However, as the Internet has grown, more and more firms have built silos of information
that can be searched but otherwise often do not meaningfully interact. An example of this is
restaurant reviews in the US. Yelp has the most comprehensive database of restaurants,
Zagat has the most respected reviews, and OpenTable has the broadest and most
convenient online reservation system. The result is that people who care about their
restaurant choices often find themselves using three different sites to find and book a single
reservation. More data in more silos equals more work to get things done.
This problem worsens when we think about doing things more complex than making a
restaurant reservation, especially tasks with multiple interdependent components.
Example
Imagine you are buying a mirrorless digital camera system. Your choice of
lenses depends on the system you choose, but the problem is deeper than
that. How many lenses do you need to cover the range of shooting situations
you're planning for? What are the tradeoffs (cost, quality, etc.) between
choosing fewer or more lenses? Do you need an external flash? Which cases
are large enough to hold your camera and accessories? All these questions
are interdependent, and changing the answer to any one question potentially
changes the answers to all the questions. This requires numerous, repeated
trips to a variety of websites as one's answer changes!

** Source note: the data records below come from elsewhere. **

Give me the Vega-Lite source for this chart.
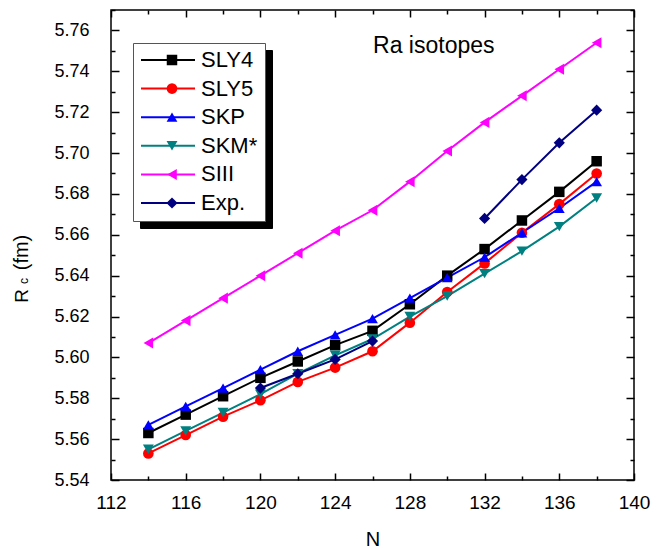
{
  "$schema": "https://vega.github.io/schema/vega-lite/v6.json",
  "width": 523,
  "height": 470,
  "autosize": "none",
  "padding": {"left": 111, "top": 10, "right": 24, "bottom": 69},
  "background": "white",
  "config": {
    "font": "Liberation Sans",
    "view": {"stroke": "black", "strokeWidth": 1.5},
    "axis": {"domain": false, "grid": false, "tickColor": "black", "tickWidth": 1.5, "labelColor": "black", "titleColor": "black", "labelFont": "Liberation Sans", "titleFont": "Liberation Sans", "titleFontWeight": "normal"}
  },
  "data": {"values": [
    {"N": 114, "model": "SLY4", "Rc": 5.563}, {"N": 116, "model": "SLY4", "Rc": 5.572}, {"N": 118, "model": "SLY4", "Rc": 5.581}, {"N": 120, "model": "SLY4", "Rc": 5.590}, {"N": 122, "model": "SLY4", "Rc": 5.598}, {"N": 124, "model": "SLY4", "Rc": 5.606}, {"N": 126, "model": "SLY4", "Rc": 5.613}, {"N": 128, "model": "SLY4", "Rc": 5.626}, {"N": 130, "model": "SLY4", "Rc": 5.640}, {"N": 132, "model": "SLY4", "Rc": 5.653}, {"N": 134, "model": "SLY4", "Rc": 5.667}, {"N": 136, "model": "SLY4", "Rc": 5.681}, {"N": 138, "model": "SLY4", "Rc": 5.696},
    {"N": 114, "model": "SLY5", "Rc": 5.553}, {"N": 116, "model": "SLY5", "Rc": 5.562}, {"N": 118, "model": "SLY5", "Rc": 5.571}, {"N": 120, "model": "SLY5", "Rc": 5.579}, {"N": 122, "model": "SLY5", "Rc": 5.588}, {"N": 124, "model": "SLY5", "Rc": 5.595}, {"N": 126, "model": "SLY5", "Rc": 5.603}, {"N": 128, "model": "SLY5", "Rc": 5.617}, {"N": 130, "model": "SLY5", "Rc": 5.632}, {"N": 132, "model": "SLY5", "Rc": 5.646}, {"N": 134, "model": "SLY5", "Rc": 5.661}, {"N": 136, "model": "SLY5", "Rc": 5.675}, {"N": 138, "model": "SLY5", "Rc": 5.690},
    {"N": 114, "model": "SKP", "Rc": 5.567}, {"N": 116, "model": "SKP", "Rc": 5.576}, {"N": 118, "model": "SKP", "Rc": 5.585}, {"N": 120, "model": "SKP", "Rc": 5.594}, {"N": 122, "model": "SKP", "Rc": 5.603}, {"N": 124, "model": "SKP", "Rc": 5.611}, {"N": 126, "model": "SKP", "Rc": 5.619}, {"N": 128, "model": "SKP", "Rc": 5.629}, {"N": 130, "model": "SKP", "Rc": 5.639}, {"N": 132, "model": "SKP", "Rc": 5.649}, {"N": 134, "model": "SKP", "Rc": 5.661}, {"N": 136, "model": "SKP", "Rc": 5.673}, {"N": 138, "model": "SKP", "Rc": 5.686},
    {"N": 114, "model": "SKM*", "Rc": 5.555}, {"N": 116, "model": "SKM*", "Rc": 5.564}, {"N": 118, "model": "SKM*", "Rc": 5.573}, {"N": 120, "model": "SKM*", "Rc": 5.582}, {"N": 122, "model": "SKM*", "Rc": 5.592}, {"N": 124, "model": "SKM*", "Rc": 5.601}, {"N": 126, "model": "SKM*", "Rc": 5.609}, {"N": 128, "model": "SKM*", "Rc": 5.620}, {"N": 130, "model": "SKM*", "Rc": 5.630}, {"N": 132, "model": "SKM*", "Rc": 5.641}, {"N": 134, "model": "SKM*", "Rc": 5.652}, {"N": 136, "model": "SKM*", "Rc": 5.664}, {"N": 138, "model": "SKM*", "Rc": 5.678},
    {"N": 114, "model": "SIII", "Rc": 5.607}, {"N": 116, "model": "SIII", "Rc": 5.618}, {"N": 118, "model": "SIII", "Rc": 5.629}, {"N": 120, "model": "SIII", "Rc": 5.640}, {"N": 122, "model": "SIII", "Rc": 5.651}, {"N": 124, "model": "SIII", "Rc": 5.662}, {"N": 126, "model": "SIII", "Rc": 5.672}, {"N": 128, "model": "SIII", "Rc": 5.686}, {"N": 130, "model": "SIII", "Rc": 5.701}, {"N": 132, "model": "SIII", "Rc": 5.715}, {"N": 134, "model": "SIII", "Rc": 5.728}, {"N": 136, "model": "SIII", "Rc": 5.741}, {"N": 138, "model": "SIII", "Rc": 5.754},
    {"N": 120, "model": "Exp.", "Rc": 5.585}, {"N": 122, "model": "Exp.", "Rc": 5.592}, {"N": 124, "model": "Exp.", "Rc": 5.599}, {"N": 126, "model": "Exp.", "Rc": 5.608}, {"N": 128, "model": "Exp.", "Rc": null}, {"N": 132, "model": "Exp.", "Rc": 5.668}, {"N": 134, "model": "Exp.", "Rc": 5.687}, {"N": 136, "model": "Exp.", "Rc": 5.705}, {"N": 138, "model": "Exp.", "Rc": 5.721}
  ]},
  "resolve": {"axis": {"x": "independent", "y": "independent"}},
  "layer": [
    {
      "transform": [{"filter": "false"}],
      "mark": {"type": "point"},
      "encoding": {
        "strokeDash": {"field": "model", "type": "nominal",
          "scale": {"domain": ["Exp.", "SIII", "SKM*", "SKP", "SLY4", "SLY5"], "range": [[1, 0], [1, 0], [1, 0], [1, 0], [1, 0], [1, 0]]},
          "legend": {"orient": "none", "legendX": 29, "legendY": 40, "title": null, "fillColor": "black", "strokeColor": "black",
            "padding": 7, "symbolType": "stroke", "symbolSize": 2916, "symbolStrokeWidth": 2, "symbolStrokeColor": "black", "symbolOffset": 0,
            "clipHeight": 20, "rowPadding": 6.6,
            "labelOffset": 5, "labelFontSize": 22, "labelColor": "black", "labelFont": "Liberation Sans", "labelLimit": 300}}
      }
    },
    {
      "mark": {"type": "line", "strokeWidth": 2, "invalid": "break-paths-filter-domains"},
      "encoding": {
        "x": {"field": "N", "type": "quantitative", "scale": {"domain": [112, 140], "nice": false, "zero": false},
          "axis": {"orient": "bottom", "values": [112, 116, 120, 124, 128, 132, 136, 140],
            "tickSize": -7,
            "labelFontSize": 19, "labelPadding": 20, "labelFlush": false, "labelOverlap": false,
            "title": "N", "titleFontSize": 20, "titlePadding": 17}},
        "y": {"field": "Rc", "type": "quantitative", "scale": {"domain": [5.54, 5.77], "nice": false, "zero": false},
          "axis": {"orient": "left", "values": [5.54, 5.56, 5.58, 5.60, 5.62, 5.64, 5.66, 5.68, 5.70, 5.72, 5.74, 5.76],
            "format": ".2f", "tickSize": -8,
            "labelFontSize": 18, "labelPadding": 30, "labelFlush": false, "labelOverlap": false,
            "title": "R", "titleFontSize": 19, "titleX": -84, "titleY": 285.5, "titleAngle": 270, "titleAlign": "center", "titleBaseline": "alphabetic"}},
        "stroke": {"field": "model", "type": "nominal",
          "scale": {"domain": ["SLY4", "SLY5", "SKP", "SKM*", "SIII", "Exp.", "_"], "range": ["#000000", "#FF0000", "#0000FF", "#008080", "#FF00FF", "#000080", "#000000"]},
          "legend": {"orient": "none", "legendX": 22, "legendY": 33, "title": null, "fillColor": "white", "strokeColor": "#555555",
            "values": ["SLY4", "SLY5", "SKP", "SKM*", "SIII", "Exp."],
            "padding": 7, "symbolType": "stroke", "symbolSize": 2916, "symbolStrokeWidth": 2, "symbolOffset": 0,
            "clipHeight": 20, "rowPadding": 6.6,
            "labelOffset": 5, "labelFontSize": 22, "labelColor": "black", "labelFont": "Liberation Sans", "labelLimit": 300}}
      }
    },
    {
      "mark": {"type": "point", "filled": true, "opacity": 1, "strokeWidth": 0},
      "encoding": {
        "x": {"field": "N", "type": "quantitative", "scale": {"domain": [112, 140], "nice": false, "zero": false}, "axis": null},
        "y": {"field": "Rc", "type": "quantitative", "scale": {"domain": [5.54, 5.77], "nice": false, "zero": false}, "axis": null},
        "fill": {"field": "model", "type": "nominal",
          "scale": {"domain": ["SLY4", "SLY5", "SKP", "SKM*", "SIII", "Exp."], "range": ["#000000", "#FF0000", "#0000FF", "#008080", "#FF00FF", "#000080"]},
          "legend": {"orient": "none", "legendX": 22, "legendY": 33, "title": null,
            "padding": 7, "symbolStrokeWidth": 0, "symbolOffset": 21, "symbolOpacity": 1,
            "clipHeight": 20, "rowPadding": 6.6,
            "labelOffset": 5, "labelFontSize": 22, "labelOpacity": 0, "labelFont": "Liberation Sans", "labelLimit": 300}},
        "shape": {"field": "model", "type": "nominal",
          "scale": {"domain": ["SLY4", "SLY5", "SKP", "SKM*", "SIII", "Exp."], "range": ["square", "circle", "triangle-up", "triangle-down", "triangle-left", "diamond"]}},
        "size": {"field": "model", "type": "nominal",
          "scale": {"domain": ["SLY4", "SLY5", "SKP", "SKM*", "SIII", "Exp."], "range": [110, 125, 180, 180, 180, 150]}}
      }
    },
    {
      "transform": [{"filter": "false"}],
      "mark": {"type": "point"},
      "encoding": {
        "x": {"field": "N", "type": "quantitative", "scale": {"domain": [112, 140], "nice": false, "zero": false},
          "axis": {"orient": "bottom", "values": [114, 118, 122, 126, 130, 134, 138], "labels": false, "title": null, "tickSize": -4}},
        "y": {"field": "Rc", "type": "quantitative", "scale": {"domain": [5.54, 5.77], "nice": false, "zero": false},
          "axis": {"orient": "left", "values": [5.55, 5.57, 5.59, 5.61, 5.63, 5.65, 5.67, 5.69, 5.71, 5.73, 5.75, 5.77], "labels": false, "tickSize": -4,
            "title": "(fm)", "titleFontSize": 20, "titleX": -84, "titleY": 242, "titleAngle": 270, "titleAlign": "center", "titleBaseline": "alphabetic"}}
      }
    },
    {
      "transform": [{"filter": "false"}],
      "mark": {"type": "point"},
      "encoding": {
        "x": {"field": "N", "type": "quantitative", "scale": {"domain": [112, 140], "nice": false, "zero": false},
          "axis": {"orient": "top", "values": [112, 116, 120, 124, 128, 132, 136, 140], "labels": false, "title": null, "tickSize": -7}},
        "y": {"field": "Rc", "type": "quantitative", "scale": {"domain": [5.54, 5.77], "nice": false, "zero": false},
          "axis": {"orient": "right", "values": [5.54, 5.56, 5.58, 5.60, 5.62, 5.64, 5.66, 5.68, 5.70, 5.72, 5.74, 5.76], "labels": false, "title": null, "tickSize": -8}}
      }
    },
    {
      "transform": [{"filter": "false"}],
      "mark": {"type": "point"},
      "encoding": {
        "x": {"field": "N", "type": "quantitative", "scale": {"domain": [112, 140], "nice": false, "zero": false},
          "axis": {"orient": "top", "values": [114, 118, 122, 126, 130, 134, 138], "labels": false, "title": null, "tickSize": -4}},
        "y": {"field": "Rc", "type": "quantitative", "scale": {"domain": [5.54, 5.77], "nice": false, "zero": false},
          "axis": {"orient": "right", "values": [5.55, 5.57, 5.59, 5.61, 5.63, 5.65, 5.67, 5.69, 5.71, 5.73, 5.75, 5.77], "labels": false, "title": null, "tickSize": -4}}
      }
    },
    {
      "transform": [{"filter": "false"}],
      "mark": {"type": "point"},
      "encoding": {
        "y": {"field": "Rc", "type": "quantitative", "scale": {"domain": [5.54, 5.77], "nice": false, "zero": false},
          "axis": {"orient": "left", "ticks": false, "labels": false, "title": "c", "titleFontSize": 12, "titleX": -84, "titleY": 270.5, "titleAngle": 270, "titleAlign": "center", "titleBaseline": "alphabetic"}}
      }
    },
    {
      "data": {"values": [{}]},
      "mark": {"type": "text", "align": "left", "baseline": "alphabetic", "fontSize": 23, "color": "black", "font": "Liberation Sans"},
      "encoding": {
        "x": {"datum": 126.03, "type": "quantitative", "axis": null},
        "y": {"datum": 5.7488, "type": "quantitative", "axis": null},
        "text": {"value": "Ra isotopes"}
      }
    }
  ]
}
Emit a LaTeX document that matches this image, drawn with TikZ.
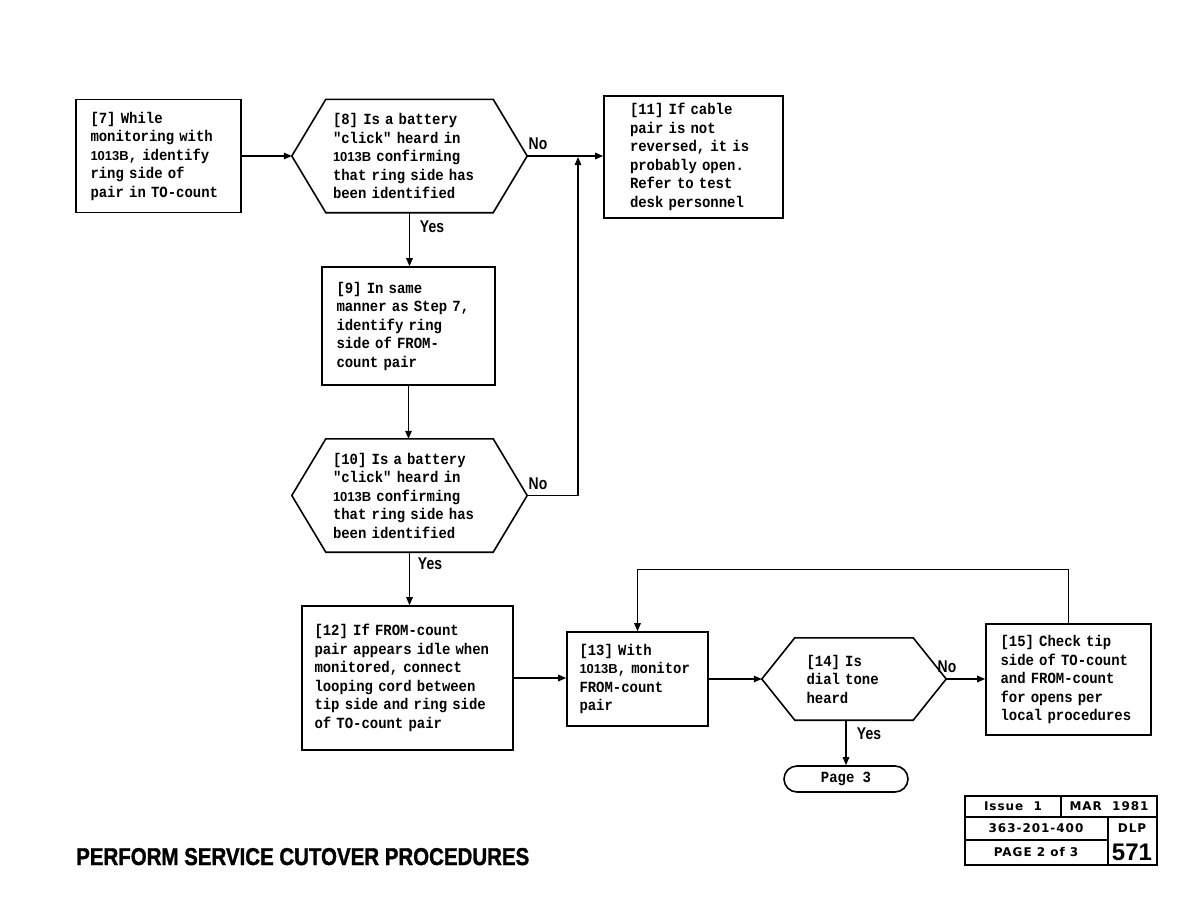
\documentclass[tikz,border=0pt]{standalone}
\usepackage{fontspec}
\usepackage{graphicx}
\usetikzlibrary{arrows.meta,calc}
\newfontfamily\mymono{Liberation Mono}[FakeStretch=0.9]
\newfontfamily\sansf{Liberation Sans}
\newfontfamily\titlef{Liberation Sans}[FakeBold=1.5]
\newfontfamily\condf{Liberation Sans}[FakeStretch=0.82]
\newfontfamily\tabf{DejaVu Sans}[LetterSpace=8]
\newcommand{\ib}{{\sansf\bfseries\fontsize{13}{18.5}\selectfont 1013B}}
\newcommand{\monotext}{\mymono\bfseries\fontsize{15.5}{18.5}\selectfont\spaceskip 8.37pt\relax}
\newcommand{\hexdraw}[2]{\draw[hexline] (#1.west) -- ($(#1.north west)+(#2,0)$) -- ($(#1.north east)+(-#2,0)$) -- (#1.east) -- ($(#1.south east)+(-#2,0)$) -- ($(#1.south west)+(#2,0)$) -- cycle;}
\tikzset{
  txt/.style={align=left, inner sep=0pt, font=\monotext},
  box/.style={txt, draw, line width=1.6pt},
  hexnode/.style={txt},
  hexline/.style={line width=1.6pt, line join=miter},
  flow/.style={line width=1.4pt, -{Triangle[length=8pt,width=6.5pt]}},
  lbl/.style={inner sep=0pt, font=\condf\bfseries\fontsize{17}{19}\selectfont},
  term/.style={draw, line width=1.6pt, rounded corners=13pt, inner sep=0pt, font=\monotext},
  tab/.style={inner sep=0pt, font=\tabf\bfseries\fontsize{12}{14}\selectfont},
}
\begin{document}
\begin{tikzpicture}[x=1pt,y=-1pt]
\useasboundingbox (0,0) rectangle (1188,918);

% boxes
\node[box, minimum width=165pt, minimum height=113pt, text width=136pt] (b7) at (158.5,156)
  {[7] While\\monitoring with\\\ib, identify\\ring side of\\pair in TO-count};
\node[box, minimum width=179pt, minimum height=122pt, text width=127pt] (b11) at (693.5,157)
  {[11] If cable\\pair is not\\reversed, it is\\probably open.\\Refer to test\\desk personnel};
\node[box, minimum width=173pt, minimum height=118pt, text width=144pt] (b9) at (408.5,326)
  {[9] In same\\manner as Step 7,\\identify ring\\side of FROM-\\count pair};
\node[box, minimum width=211pt, minimum height=144pt, text width=186pt] (b12) at (407.5,678)
  {[12] If FROM-count\\pair appears idle when\\monitored, connect\\looping cord between\\tip side and ring side\\of TO-count pair};
\node[box, minimum width=141pt, minimum height=94pt, text width=116pt] (b13) at (637.5,679)
  {[13] With\\\ib, monitor\\FROM-count\\pair};
\node[box, minimum width=165pt, minimum height=111pt, text width=136pt] (b15) at (1068.5,679.5)
  {[15] Check tip\\side of TO-count\\and FROM-count\\for opens per\\local procedures};

% hexagons
\node[hexnode, minimum width=235pt, minimum height=113pt, text width=153pt] (h8) at (409.5,156)
  {[8] Is a battery\\"click" heard in\\\ib{} confirming\\that ring side has\\been identified};
\hexdraw{h8}{34}
\node[hexnode, minimum width=235pt, minimum height=113pt, text width=153pt] (h10) at (409.5,495.5)
  {[10] Is a battery\\"click" heard in\\\ib{} confirming\\that ring side has\\been identified};
\hexdraw{h10}{34}
\node[hexnode, minimum width=184pt, minimum height=82pt, text width=95pt] (h14) at (854,679)
  {[14] Is\\dial tone\\heard};
\hexdraw{h14}{33}

% terminal
\node[term, minimum width=124pt, minimum height=26pt] (t3) at (846,779) {Page 3};

% connectors
\coordinate (j1) at (578,157);
\draw[flow] (b7.east) -- (h8.west);
\draw[flow] (h8.east) -- (h8.east -| b11.west);
\draw[flow] (h8.south) -- (h8.south |- b9.north);
\draw[flow] (b9.south) -- (b9.south |- h10.north);
\draw[flow] (h10.east) -| (j1);
\draw[flow] (h10.south) -- (h10.south |- b12.north);
\draw[flow] (b12.east) -- (b12.east -| b13.west);
\draw[flow] (b13.east) -- (b13.east -| h14.west);
\draw[flow] (h14.east) -- (h14.east -| b15.west);
\draw[flow] (b15.north) -- ++(0,-54) -| (b13.north);
\draw[flow] (t3.north |- h14.south) -- (t3.north);

% labels
\node[lbl] (n8) at (538,144) {No};
\node[lbl] (y8) at (432,227) {Yes};
\node[lbl] (n10) at (538,484) {No};
\node[lbl] (y10) at (430,564) {Yes};
\node[lbl] (n14) at (947,667) {No};
\node[lbl] (y14) at (869,734) {Yes};

% table
\draw[line width=1.4pt] (965,796) rectangle (1157,865);
\draw[line width=1.4pt] (965,817) -- (1157,817);
\draw[line width=1.4pt] (965,840) -- (1108,840);
\draw[line width=1.4pt] (1061,796) -- (1061,817);
\draw[line width=1.4pt] (1108,817) -- (1108,865);
\node[tab] (c1) at (1013,806.5) {Issue\ \ 1};
\node[tab] (c2) at (1109,806.5) {MAR\ \ 1981};
\node[tab] (c3) at (1036,828.5) {363-201-400};
\node[tab] (c4) at (1132,828.5) {DLP};
\node[tab] (c5) at (1036,852.5) {PAGE 2 of 3};
\node[tab, font=\sansf\bfseries\fontsize{24}{26}\selectfont] (c6) at (1132,852.5) {571};

% title
\node[anchor=base west, inner sep=0pt] (title) at (76,865)
  {\resizebox{453pt}{17pt}{\titlef\bfseries PERFORM SERVICE CUTOVER PROCEDURES}};
\end{tikzpicture}
\end{document}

This problem of information silos exists in virtually every industry today. From car parts to
airline reservations, from electronic components to cleaning services—it is difficult to think
of an industry that does not exist on the Internet in the form of multiple sources of goods,
services, and information, all in silos that are difficult or impossible to use in concert.
So while searching may be easy, doing complex things is hard—and the problem is getting
worse, not better. As more firms offer more disconnected silos of information, the burden
1 One of our founders recently purchased a mirrorless camera and two lenses. Conservatively, the research
process for this purchase took 30-40 hours spread over at least a month of calendar time, dozens of websites,
and hundreds or even thousands of page views.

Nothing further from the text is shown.